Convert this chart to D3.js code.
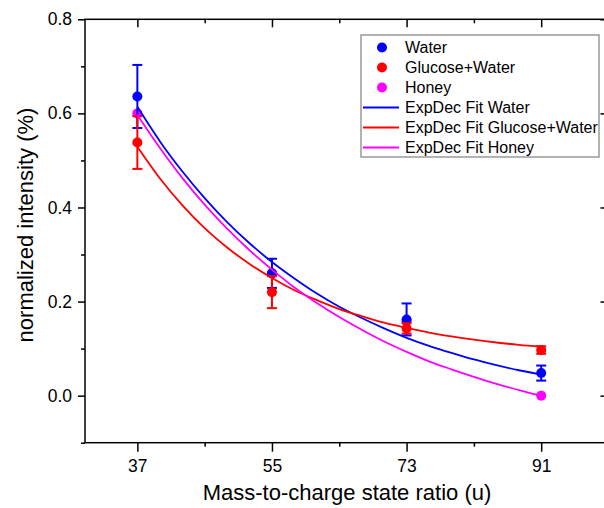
<!DOCTYPE html>
<html>
<head>
<meta charset="utf-8">
<script src="https://cdn.jsdelivr.net/npm/d3@7"></script>
<style>
  body { margin: 0; background: #fff; }
  text { font-family: "Liberation Sans", Arial, sans-serif; fill: #000; }
</style>
</head>
<body>
<div id="chart"></div>
<script>
// measured points (m/z)
const massValues = [37, 55, 73, 91];
const waterValues = [0.636, 0.260, 0.162, 0.048];
const waterErrors = [0.067, 0.031, 0.034, 0.016];
const glucoseValues = [0.538, 0.220, 0.143, 0.097];
const glucoseErrors = [0.056, 0.034, 0.011, 0.008];
const honeyValues = [0.600, 0.260, 0.158, 0.000];

// fit curves, every 3 u
const fitMass = [37, 40, 43, 46, 49, 52, 55, 58, 61, 64, 67, 70, 73, 76, 79, 82, 85, 88, 91];
const fitWater = [0.614, 0.541, 0.477, 0.420, 0.369, 0.324, 0.284, 0.249, 0.217, 0.189, 0.165, 0.143, 0.123, 0.106, 0.091, 0.077, 0.065, 0.054, 0.045];
const fitGlucose = [0.529, 0.462, 0.405, 0.356, 0.315, 0.280, 0.250, 0.224, 0.203, 0.184, 0.169, 0.155, 0.144, 0.134, 0.126, 0.119, 0.113, 0.108, 0.104];
const fitHoney = [0.597, 0.527, 0.463, 0.406, 0.355, 0.309, 0.268, 0.230, 0.197, 0.167, 0.140, 0.115, 0.093, 0.073, 0.056, 0.040, 0.025, 0.012, 0.000];

const xTicks = [37, 55, 73, 91];
const xMinorTicks = [46, 64, 82];
const yTicks = [0.0, 0.2, 0.4, 0.6, 0.8];
const yMinorTicks = [-0.1, 0.1, 0.3, 0.5, 0.7];

const legendLabels = ['Water', 'Glucose+Water', 'Honey', 'ExpDec Fit Water', 'ExpDec Fit Glucose+Water', 'ExpDec Fit Honey'];

const width = 604, height = 508;
const svg = d3.select('#chart').append('svg')
  .attr('width', width).attr('height', height);

const x = d3.scaleLinear().domain([30, 100]).range([85, 608.5]);
const y = d3.scaleLinear().domain([-0.1, 0.8]).range([442.7, 19.3]);

const colors = { water: '#0000ff', glucose: '#ff0000', honey: '#ff00ff' };

// axes
const fmt = d3.format('.1f');
svg.append('g').attr('transform', `translate(${x.range()[0]},0)`)
  .call(d3.axisLeft(y).tickValues(yTicks).tickFormat(fmt).tickSize(7).tickPadding(6))
  .call(g => g.select('.domain').remove());
svg.append('g').attr('transform', `translate(${x.range()[0]},0)`)
  .call(d3.axisLeft(y).tickValues(yMinorTicks).tickFormat('').tickSize(4))
  .call(g => g.select('.domain').remove());
svg.append('g').attr('transform', `translate(0,${y.range()[0]})`)
  .call(d3.axisBottom(x).tickValues(xTicks).tickFormat(d3.format('d')).tickSize(9).tickPadding(8))
  .call(g => g.select('.domain').remove());
svg.append('g').attr('transform', `translate(0,${y.range()[0]})`)
  .call(d3.axisBottom(x).tickValues(xMinorTicks).tickFormat('').tickSize(4))
  .call(g => g.select('.domain').remove());
// mirrored ticks, pointing inward
svg.append('g').attr('transform', `translate(0,${y.range()[1]})`)
  .call(d3.axisBottom(x).tickValues(xTicks).tickFormat('').tickSize(8))
  .call(g => g.select('.domain').remove());
svg.append('g').attr('transform', `translate(0,${y.range()[1]})`)
  .call(d3.axisBottom(x).tickValues(xMinorTicks).tickFormat('').tickSize(4))
  .call(g => g.select('.domain').remove());
svg.append('g').attr('transform', `translate(${x.range()[1]},0)`)
  .call(d3.axisLeft(y).tickValues(yTicks).tickFormat('').tickSize(8))
  .call(g => g.select('.domain').remove());
svg.append('g').attr('transform', `translate(${x.range()[1]},0)`)
  .call(d3.axisLeft(y).tickValues(yMinorTicks).tickFormat('').tickSize(4))
  .call(g => g.select('.domain').remove());

svg.selectAll('.tick line').attr('stroke', '#000').attr('stroke-width', 1.5);
svg.selectAll('.tick text').style('font-size', '17.5px').style('font-family', '"Liberation Sans", Arial, sans-serif');

svg.append('rect')
  .attr('x', x.range()[0]).attr('y', y.range()[1])
  .attr('width', x.range()[1] - x.range()[0]).attr('height', y.range()[0] - y.range()[1])
  .attr('fill', 'none').attr('stroke', '#000').attr('stroke-width', 1.5);

// axis titles
svg.append('text')
  .attr('x', 347).attr('y', 500)
  .attr('text-anchor', 'middle').style('font-size', '22px')
  .text('Mass-to-charge state ratio (u)');
svg.append('text')
  .attr('transform', `translate(33,225) rotate(-90)`)
  .attr('text-anchor', 'middle').style('font-size', '22px')
  .text('normalized intensity (%)');

// points + error bars
const plot = svg.append('g');
function drawSeries(vals, errs, color) {
  const g = plot.append('g');
  vals.forEach((v, i) => {
    const cx = x(massValues[i]);
    if (errs) {
      const e = errs[i];
      g.append('line').attr('x1', cx).attr('x2', cx)
        .attr('y1', y(v + e)).attr('y2', y(v - e))
        .attr('stroke', color).attr('stroke-width', 2);
      [v + e, v - e].forEach(t => {
        g.append('line').attr('x1', cx - 5).attr('x2', cx + 5)
          .attr('y1', y(t)).attr('y2', y(t))
          .attr('stroke', color).attr('stroke-width', 2);
      });
    }
    g.append('circle').attr('cx', cx).attr('cy', y(v)).attr('r', 5).attr('fill', color);
  });
}
// honey sits under the others at 55 and 73
drawSeries(honeyValues, null, colors.honey);
drawSeries(waterValues, waterErrors, colors.water);
drawSeries(glucoseValues, glucoseErrors, colors.glucose);

// fit lines
const line = d3.line()
  .x(d => x(d[0])).y(d => y(d[1]))
  .curve(d3.curveMonotoneX);
[[fitWater, colors.water], [fitGlucose, colors.glucose], [fitHoney, colors.honey]].forEach(([vals, c]) => {
  plot.append('path')
    .datum(vals.map((v, i) => [fitMass[i], v]))
    .attr('fill', 'none').attr('stroke', c).attr('stroke-width', 1.8)
    .attr('d', line);
});

// legend
const lg = svg.append('g');
lg.append('rect').attr('x', 361).attr('y', 35).attr('width', 238).attr('height', 122)
  .attr('fill', '#fff').attr('stroke', '#808080').attr('stroke-width', 1.2);
const legendColors = [colors.water, colors.glucose, colors.honey, colors.water, colors.glucose, colors.honey];
legendLabels.forEach((lab, i) => {
  const cy = 47.5 + i * 20;
  if (i < 3) {
    lg.append('circle').attr('cx', 382).attr('cy', cy).attr('r', 5).attr('fill', legendColors[i]);
  } else {
    lg.append('line').attr('x1', 363).attr('x2', 399).attr('y1', cy).attr('y2', cy)
      .attr('stroke', legendColors[i]).attr('stroke-width', 1.8);
  }
  lg.append('text').attr('x', 405).attr('y', cy + 5.5)
    .style('font-size', '16px').text(lab);
});
</script>
</body>
</html>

◇ ◇ ◇

> **REQUIRED TASK**: Collect, from the material above, every line containing the word "chart".

> **ANSWER TO THIS PROBLEM**:
Convert this chart to D3.js code.
<div id="chart"></div>
const svg = d3.select('#chart').append('svg')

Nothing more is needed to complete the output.